**SET PROBLEM**
Locate each line containing the string "that" and copy it out.

**PROVIDED INFORMATION**
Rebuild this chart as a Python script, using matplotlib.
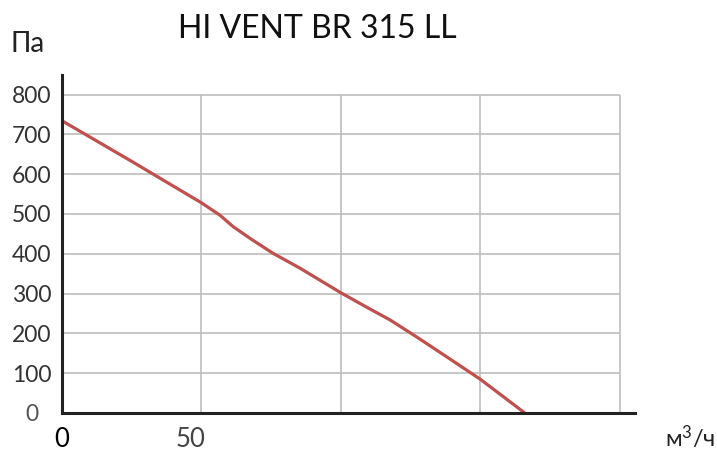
import numpy as np
import matplotlib
matplotlib.use("Agg")
import matplotlib.pyplot as plt
import matplotlib.transforms as mtransforms

plt.rcParams['font.family'] = ['Lato', 'DejaVu Sans']
plt.rcParams['mathtext.fontset'] = 'custom'
plt.rcParams['mathtext.rm'] = 'Lato'
plt.rcParams['mathtext.it'] = 'Lato'

# data
flow = [0, 25, 50, 56.6, 61.4, 68, 75.7, 85.3, 100, 110, 117.6, 127, 138, 150, 166]
pressure = [734, 632, 528, 497, 468, 436, 401, 364, 302, 263, 234, 192, 141, 85, 0]

x_grid = [50, 100, 150, 200]
y_ticks = [0, 100, 200, 300, 400, 500, 600, 700, 800]
x_tick_labels = ["0", "50"]

title = "HI VENT BR 315 LL"
y_unit = "Па"
x_unit = r"м$^\mathrm{3}$/ч"

fig = plt.figure(figsize=(7.17, 4.51), dpi=100)
ax = fig.add_axes([0.0865, 0.0843, 0.799, 0.7494])

ax.set_xlim(0, 205.5)
ax.set_ylim(0, 849)

# grid only inside the 0..200 / 0..800 box
ax.hlines(y_ticks[1:], 0, x_grid[-1], color="#bdbdbd", lw=1.2, zorder=1)
ax.vlines(x_grid, 0, y_ticks[-1], color="#bdbdbd", lw=1.2, zorder=1)

ax.plot(flow, pressure, color="#c0504d", lw=2.3, zorder=3, solid_capstyle="butt")

for s in ["top", "right"]:
    ax.spines[s].set_visible(False)
for s in ["left", "bottom"]:
    ax.spines[s].set_color("#222222")
    ax.spines[s].set_linewidth(2.2)
    ax.spines[s].set_zorder(4)

ax.set_yticks(y_ticks)
ax.set_yticklabels([str(v) for v in y_ticks], fontsize=16.5, color="#333333", ha="center")
ax.tick_params(axis="y", length=0, pad=22)
ax.get_yticklabels()[0].set_color("#555555")

ax.set_xticks([0, 50])
ax.set_xticklabels(x_tick_labels, fontsize=18.5, color="#444444")
ax.tick_params(axis="x", length=0, pad=10)
xl = ax.get_xticklabels()
xl[0].set_color("black")
# the "50" sits a bit left of its gridline in the original
shift = mtransforms.ScaledTranslation(-11 / 100, 0, fig.dpi_scale_trans)
xl[1].set_transform(xl[1].get_transform() + shift)

fig.text(0.443, 0.936, title, fontsize=23, ha="center", va="center", color="#111111")
fig.text(0.015, 0.885, y_unit, fontsize=20, ha="left", va="baseline", color="#222222")
fig.text(0.997, 0.009, x_unit, fontsize=17, ha="right", va="baseline", color="#222222")

fig.savefig("out.png", dpi=100)
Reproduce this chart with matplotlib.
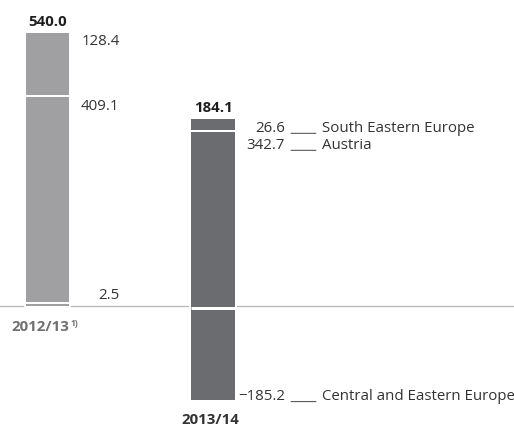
import matplotlib
matplotlib.use('Agg')
import matplotlib.pyplot as plt
from matplotlib.transforms import offset_copy
import numpy as np

# segment values, bottom to top (Central and Eastern Europe, Austria, South Eastern Europe)
regions = ['Central and Eastern Europe', 'Austria', 'South Eastern Europe']
years = ['2012/13', '2013/14']
values_1213 = [2.5, 409.1, 128.4]
values_1314 = [-185.2, 342.7, 26.6]
totals = [540.0, 184.1]

bar_colors = ['#a0a0a3', '#6b6c70']
text_col = '#333333'

plt.rcParams['font.family'] = ['Open Sans', 'DejaVu Sans']
FS = 15

# dpi 72 so one point is one pixel
fig = plt.figure(figsize=(514 / 72, 427 / 72), dpi=72)
ax = fig.add_axes([0, 0, 1, 1])
ax.set_xlim(-0.287, 2.819)
ax.set_ylim(-239.3, 605.2)
ax.axis('off')

ax.axhline(0, color='#b5b5b5', lw=1.2, zorder=1)

width = 0.265
x = np.arange(len(years))
tr = ax.transData

for i, vals in enumerate([values_1213, values_1314]):
    pos_bottom = 0.0
    neg_bottom = 0.0
    segs = []
    for v in vals:
        if v >= 0:
            segs.append((pos_bottom, v))
            pos_bottom += v
        else:
            segs.append((neg_bottom, v))
            neg_bottom += v

    # white halo cuts the zero line, then the coloured segments
    for b, v in segs:
        ax.bar(x[i], v, width, bottom=b, color='white', edgecolor='white',
               lw=3.5, zorder=2)
    for b, v in segs:
        ax.bar(x[i], v, width, bottom=b, color=bar_colors[i], lw=0, zorder=3)

    # white gaps between segments
    up = offset_copy(tr, fig=fig, x=0, y=1.5, units='points')
    down = offset_copy(tr, fig=fig, x=0, y=-1.5, units='points')
    for b, v in segs:
        if v >= 0 and b > 0:
            ax.plot([x[i] - width / 2, x[i] + width / 2], [b, b], color='white',
                    lw=2, zorder=4, solid_capstyle='butt', transform=up)
        if v < 0:
            ax.plot([x[i] - width / 2, x[i] + width / 2], [0, 0], color='white',
                    lw=3, zorder=4, solid_capstyle='butt', transform=down)

    # total on top
    ax.annotate('%.1f' % totals[i], (x[i], pos_bottom), xytext=(0, 11),
                textcoords='offset points', ha='center', va='center',
                fontsize=FS, fontweight='bold', color='#1e1e1e')

    # label positions in pixels, keeping labels apart
    xc = tr.transform((x[i], 0))[0]
    label_y = {}
    prev = None
    for k in sorted(range(len(segs)), key=lambda k: -(segs[k][0] + segs[k][1])):
        b, v = segs[k]
        top = tr.transform((x[i], b + v))[1]
        if v < 0:
            yp = top + 3
        elif tr.transform((0, v))[1] - tr.transform((0, 0))[1] < 5:
            yp = top + 9
        else:
            yp = top - 9
            if prev is not None and yp > prev - 17:
                yp = prev - 17
            prev = yp
        label_y[k] = yp

    for k, (b, v) in enumerate(segs):
        lab = ('%.1f' % v).replace('-', '\u2212')
        yp = label_y[k]
        ax.annotate(lab, (xc + 72, yp), xycoords='figure pixels', ha='right',
                    va='center', fontsize=FS, color=text_col)
        if i == 1:
            ax.annotate(regions[k], (xc + 109, yp), xycoords='figure pixels',
                        ha='left', va='center', fontsize=FS, color=text_col)
            ax.annotate('', xy=(xc + 103, yp - 5), xycoords='figure pixels',
                        xytext=(xc + 78, yp - 5), textcoords='figure pixels',
                        arrowprops=dict(arrowstyle='-', color=text_col, lw=0.9,
                                        shrinkA=0, shrinkB=0))

    # category labels
    if i == 0:
        ax.annotate(years[i], (x[i], neg_bottom), xytext=(22, -21),
                    textcoords='offset points', ha='right', va='center',
                    fontsize=FS, fontweight='bold', color='#707070')
        ax.annotate('1)', (x[i], neg_bottom), xytext=(23, -17),
                    textcoords='offset points', ha='left', va='center',
                    fontsize=8.5, fontweight='bold', color='#707070')
    else:
        ax.annotate(years[i], (x[i], neg_bottom), xytext=(-3, -20),
                    textcoords='offset points', ha='center', va='center',
                    fontsize=FS, fontweight='bold', color='#333333')

fig.savefig('out.png', dpi=72)
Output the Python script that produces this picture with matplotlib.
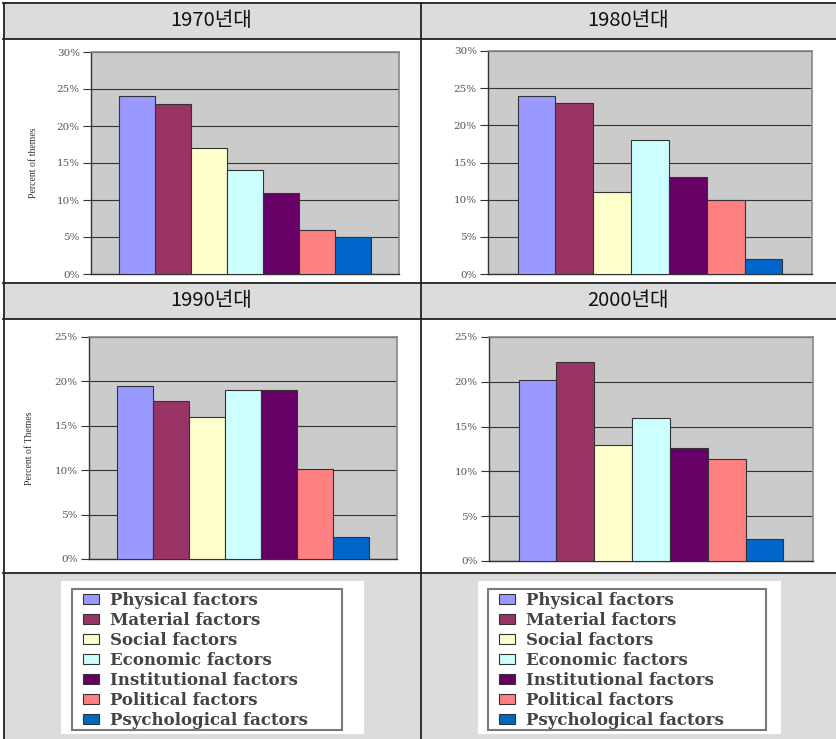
import matplotlib.pyplot as plt
from matplotlib.patches import Rectangle, Patch
from matplotlib.lines import Line2D
from matplotlib.ticker import FuncFormatter

W, H = 836, 739

factors = ['Physical factors', 'Material factors', 'Social factors', 'Economic factors',
           'Institutional factors', 'Political factors', 'Psychological factors']
colors = ['#9999ff', '#993366', '#ffffcc', '#ccffff', '#660066', '#ff8080', '#0066cc']

decades = ['1970년대', '1980년대', '1990년대', '2000년대']
vals_1970 = [24, 23, 17, 14, 11, 6, 5]
vals_1980 = [24, 23, 11, 18, 13, 10, 2]
vals_1990 = [19.5, 17.8, 16, 19, 19, 10.1, 2.5]
vals_2000 = [20.2, 22.2, 13, 16, 12.6, 11.4, 2.5]
ymax = [30, 30, 25, 25]
ylabels = ['Percent of themes', None, 'Percent of Themes', None]


def box(x0, y0, x1, y1):
    # pixel box -> figure fraction
    return [x0 / W, 1 - y1 / H, (x1 - x0) / W, (y1 - y0) / H]


def add_rect(px, **kw):
    x0, y0, w, h = box(*px)
    fig.patches.append(Rectangle((x0, y0), w, h, transform=fig.transFigure, **kw))


fig = plt.figure(figsize=(W / 100, H / 100), dpi=100)
fig.patch.set_facecolor('white')

gray = '#dcdcdc'
for y0, y1 in [(3, 39), (283, 319), (573, 739)]:
    add_rect((3, y0, W, y1), facecolor=gray, edgecolor='none', zorder=0)

# white boxes + frames for the legends
for wb in [(61, 581, 364, 734), (478, 581, 781, 734)]:
    add_rect(wb, facecolor='white', edgecolor='none', zorder=1)
for fr in [(72, 589, 342, 730), (488, 589, 766, 730)]:
    add_rect(fr, facecolor='none', edgecolor='#7a7a7a', linewidth=1.5, zorder=2)

line_kw = dict(transform=fig.transFigure, color='#222222', lw=1.3, zorder=5)
for y in [3, 39, 283, 319, 573]:
    fig.lines.append(Line2D([3 / W, 1], [1 - y / H, 1 - y / H], **line_kw))
for x in [3.5, 420.5]:
    fig.lines.append(Line2D([x / W, x / W], [0, 1 - 3 / H], **line_kw))

# header titles
for (cx, cy), label in zip([(211, 21), (628, 21), (211, 301), (628, 301)], decades):
    fig.text(cx / W, 1 - cy / H, label, ha='center', va='center', fontsize=14.5,
             family=['Noto Sans CJK KR', 'DejaVu Sans'], color='#111111')

axes_px = [(91, 52, 399, 274), (488, 51, 812, 274), (89, 337, 397, 559), (489, 337, 813, 561)]
all_vals = [vals_1970, vals_1980, vals_1990, vals_2000]
ylab_x = [-0.172, None, -0.18, None]

pct = FuncFormatter(lambda v, p: f'{v:.0f}%')

for i in range(4):
    ax = fig.add_axes(box(*axes_px[i]))
    ax.set_facecolor('#cbcbcb')
    xs = range(len(factors))
    ax.bar(xs, all_vals[i], width=1.0, color=colors, edgecolor='#333333', linewidth=0.8, zorder=3)
    ax.set_xlim(-1.28, 7.28)
    ax.set_ylim(0, ymax[i])
    ax.set_yticks(range(0, ymax[i] + 1, 5))
    ax.yaxis.set_major_formatter(pct)
    ax.set_xticks([])
    ax.grid(axis='y', color='#333333', linewidth=0.8, zorder=1)
    ax.tick_params(axis='y', length=6, width=0.8, color='#333333', labelsize=7.5,
                   labelcolor='#555555', pad=2)
    for lab in ax.get_yticklabels():
        lab.set_family('DejaVu Serif')
    for s in ['left', 'bottom']:
        ax.spines[s].set_color('#333333')
        ax.spines[s].set_linewidth(1.0)
    for s in ['right', 'top']:
        ax.spines[s].set_color('#888888')
        ax.spines[s].set_linewidth(1.2)
    if ylabels[i]:
        ax.set_ylabel(ylabels[i], family='Liberation Serif', fontsize=7, color='#333333')
        ax.yaxis.set_label_coords(ylab_x[i], 0.5)

# legends in the bottom row
handles = [Patch(facecolor=c, edgecolor='#333333', linewidth=0.8) for c in colors]
for fx, fy in [(83, 592), (499, 592)]:
    leg = fig.legend(handles, factors, loc='upper left', bbox_to_anchor=(fx / W, 1 - fy / H),
                     prop={'family': 'DejaVu Serif', 'size': 12, 'weight': 'bold'},
                     handlelength=0.96, handleheight=0.48, handletextpad=0.66,
                     labelspacing=0.18, borderpad=0, borderaxespad=0,
                     frameon=False, labelcolor='#444444')
    leg.set_zorder(6)

fig.savefig('out.png', dpi=100)
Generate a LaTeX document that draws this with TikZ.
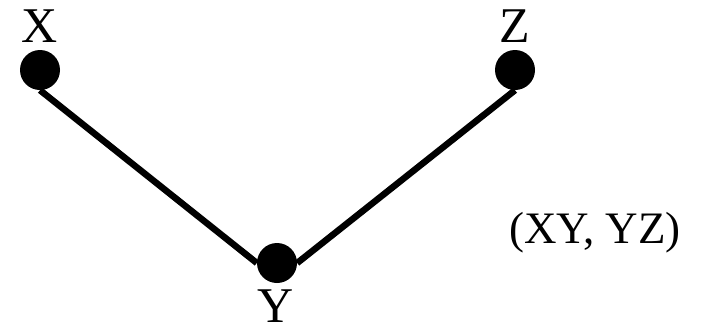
\documentclass[tikz,border=0pt]{standalone}
\usepackage{fontspec}
\setmainfont{Liberation Serif}
\pgfdeclarelayer{background}
\pgfsetlayers{background,main}
\begin{document}
\begin{tikzpicture}[x=1pt,y=-1pt,
  dot/.style={circle,fill=black,inner sep=0pt,minimum size=40pt},
  lbl/.style={font=\fontsize{50}{50}\selectfont,inner sep=0pt,anchor=base,text depth=0pt},
  edge/.style={line width=6.5pt}]
\useasboundingbox (0,0) rectangle (706,333);
\node[dot] (X) at (40,70) {};
\node[dot] (Z) at (515,70) {};
\node[dot] (Y) at (277,263) {};
\node[lbl] (lx) at (40,42) {X};
\node[lbl] (lz) at (515,42) {Z};
\node[lbl] (ly) at (276,322) {Y};
\node[font=\fontsize{45}{45}\selectfont,inner sep=0pt,anchor=base] (pair) at (595,243) {(XY, YZ)};
\begin{pgfonlayer}{background}
\draw[edge] (X.south) -- (Y.west);
\draw[edge] (Y.east) -- (Z.south);
\end{pgfonlayer}
\end{tikzpicture}
\end{document}
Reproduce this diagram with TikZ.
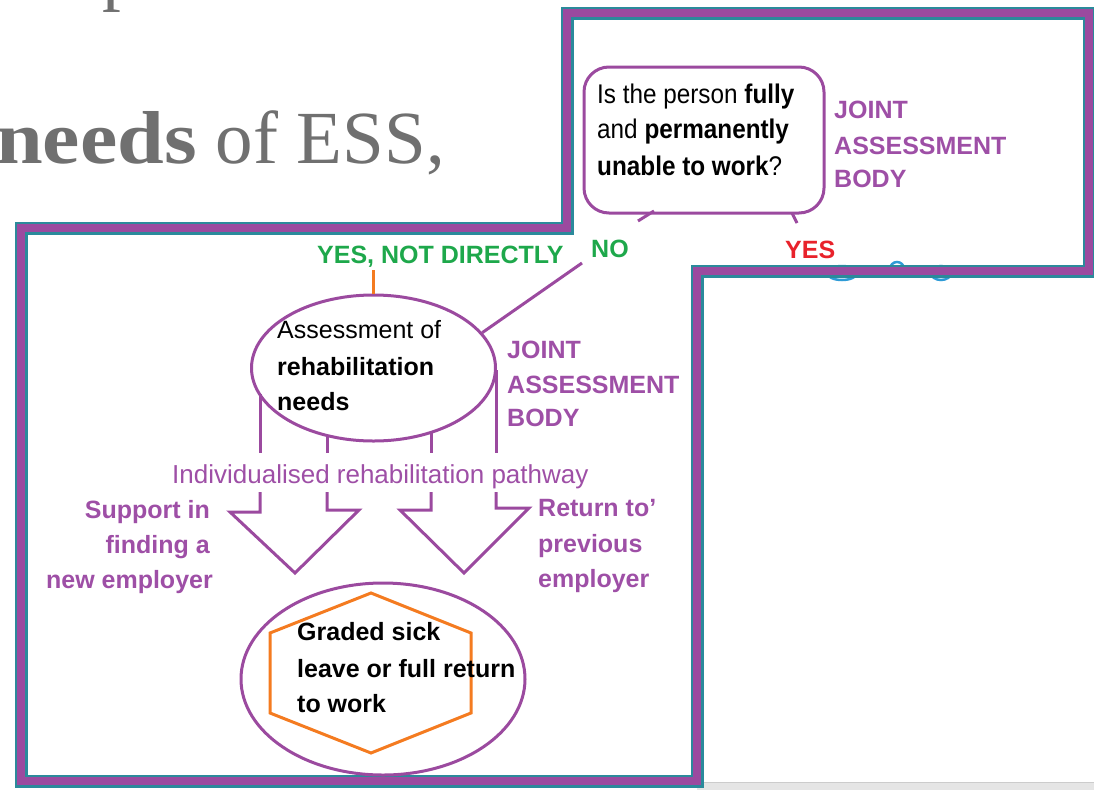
\documentclass[tikz,border=0pt]{standalone}
\usepackage{fontspec}
\setmainfont{Liberation Sans}
\newfontfamily\serifhead{Liberation Serif}
\newfontfamily\serifwide[FakeStretch=1.12]{Liberation Serif}
\newfontfamily\narrowq[FakeStretch=0.9]{Liberation Sans}
\usetikzlibrary{shapes.geometric}
\definecolor{jpurple}{HTML}{9B4A9F}
\definecolor{tpurple}{HTML}{9E4FA6}
\definecolor{frameteal}{HTML}{2B8A9B}
\definecolor{jgreen}{HTML}{1EA84B}
\definecolor{jred}{HTML}{E8222B}
\definecolor{jorange}{HTML}{F47B20}
\definecolor{hgray}{HTML}{707070}
\definecolor{jblue}{HTML}{2E9BD6}
\tikzset{
  basetxt/.style={inner sep=0pt, anchor=base west},
  blacktxt/.style={basetxt, text=black, font=\fontsize{25}{30}\selectfont},
  qtxt/.style={basetxt, text=black, font=\fontsize{27}{30}\selectfont\narrowq},
  purptxt/.style={basetxt, text=tpurple, font=\fontsize{25}{30}\selectfont\bfseries},
  purpright/.style={purptxt, anchor=base east},
  greentxt/.style={basetxt, text=jgreen, font=\fontsize{25}{30}\selectfont\bfseries},
  redtxt/.style={basetxt, text=jred, font=\fontsize{25}{30}\selectfont\bfseries},
  headtxt/.style={inner sep=0pt, text=hgray, font=\fontsize{75}{80}\selectfont\serifhead},
  purpline/.style={draw=jpurple, line width=3pt},
  blockarrow/.style={draw=jpurple, line width=3pt, line join=miter},
}
\begin{document}
\begin{tikzpicture}[x=1pt,y=-1pt]
\useasboundingbox (0,0) rectangle (1094,790);
\clip (0,0) rectangle (1094,790);

% header text (partly cut off)
\node[headtxt, anchor=base west] (ptop) at (102,-4) {p};
\node[headtxt, anchor=base east] (head) at (445,163) {{\serifwide\bfseries needs} of ESS,};

% light gray band bottom right
\fill[black!10] (697,782) rectangle (1094,790);
\draw[black!20, line width=1pt] (697,782) -- (1094,782);

% blue remnants behind the frame
\draw[jblue, line width=2.5pt] (842,273) ellipse [x radius=15, y radius=7];
\draw[jblue, line width=2.5pt] (897,269) ellipse [x radius=7, y radius=7];
\draw[jblue, line width=2.5pt] (941,273) ellipse [x radius=10, y radius=7];

% frame
\draw[frameteal, line width=13pt, line join=miter]
  (567,13) -- (1089,13) -- (1089,271) -- (697,271) -- (697,781) -- (21,781) -- (21,228) -- (567,228) -- cycle;
\draw[jpurple, line width=8.5pt, line join=miter]
  (567,13) -- (1089,13) -- (1089,271) -- (697,271) -- (697,781) -- (21,781) -- (21,228) -- (567,228) -- cycle;

% question box
\node[purpline, rounded corners=25pt, minimum width=240pt, minimum height=146pt, inner sep=0pt] (q) at (704,140) {};
\node[qtxt] (q1) at (597,103) {Is the person \textbf{fully}};
\node[qtxt] (q2) at (597,138) {and \textbf{permanently}};
\node[qtxt] (q3) at (597,175) {\textbf{unable to work}?};

\node[purptxt] (jab1a) at (834,118) {JOINT};
\node[purptxt] (jab1b) at (834,154) {ASSESSMENT};
\node[purptxt] (jab1c) at (834,187) {BODY};

% stubs under the question box
\coordinate (s1a) at (654,211);
\coordinate (s1b) at (638,221);
\draw[purpline] (s1a) -- (s1b);
\coordinate (s2a) at (792,213);
\coordinate (s2b) at (797,223);
\draw[purpline] (s2a) -- (s2b);

\node[greentxt] (no) at (591,257) {NO};
\node[redtxt] (yes) at (785,258) {YES};
\node[greentxt] (ynd) at (317,263) {YES, NOT DIRECTLY};

% assessment ellipse
\node[ellipse, purpline, minimum width=244pt, minimum height=146pt, inner sep=0pt] (assess) at (373.5,368) {};
\node[blacktxt] (a1) at (277,338) {Assessment of};
\node[blacktxt] (a2) at (277,375) {\textbf{rehabilitation}};
\node[blacktxt] (a3) at (277,410) {\textbf{needs}};

\node[purptxt] (jab2a) at (507,358) {JOINT};
\node[purptxt] (jab2b) at (507,393) {ASSESSMENT};
\node[purptxt] (jab2c) at (507,426) {BODY};

% connectors
\coordinate (noend) at (582,263);
\draw[purpline] (noend) -- (assess.18);
\coordinate (ot) at (373.5,270);
\draw[jorange, line width=2.5pt] (ot) -- (assess.north);

% block arrows
\draw[blockarrow] (260,394) -- (260,453);
\draw[blockarrow] (327,436) -- (327,453);
\draw[blockarrow] (260,492) -- (260,512) -- (230,512) -- (295,573) -- (359,510) -- (327,510) -- (327,492);
\draw[blockarrow] (431,432) -- (431,453);
\draw[blockarrow] (496,370) -- (496,453);
\draw[blockarrow] (431,492) -- (431,510) -- (400,510) -- (464,573) -- (529,508) -- (496,508) -- (496,492);

\node[basetxt, text=tpurple, font=\fontsize{26}{30}\selectfont] (path) at (172,483) {Individualised rehabilitation pathway};

\node[purpright] (sup1) at (210,518) {Support in};
\node[purpright] (sup2) at (210,553) {finding a};
\node[purpright] (sup3) at (213,588) {new employer};

\node[purptxt] (ret1) at (538,516) {Return to'};
\node[purptxt] (ret2) at (538,552) {previous};
\node[purptxt] (ret3) at (538,587) {employer};

% outcome
\node[ellipse, purpline, minimum width=284pt, minimum height=192pt, inner sep=0pt] (out) at (383,679) {};
\draw[jorange, line width=3pt, line join=miter]
  (371,593) -- (471,633) -- (471,713) -- (371,753) -- (270,713) -- (270,633) -- cycle;
\node[blacktxt] (g1) at (297,640) {\textbf{Graded sick}};
\node[blacktxt] (g2) at (297,677) {\textbf{leave or full return}};
\node[blacktxt] (g3) at (297,712) {\textbf{to work}};
\end{tikzpicture}
\end{document}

**SOLUTION FOR THIS EXERCISE**
Output the Python script that produces this picture with matplotlib.
Generate a LaTeX document that draws this with TikZ.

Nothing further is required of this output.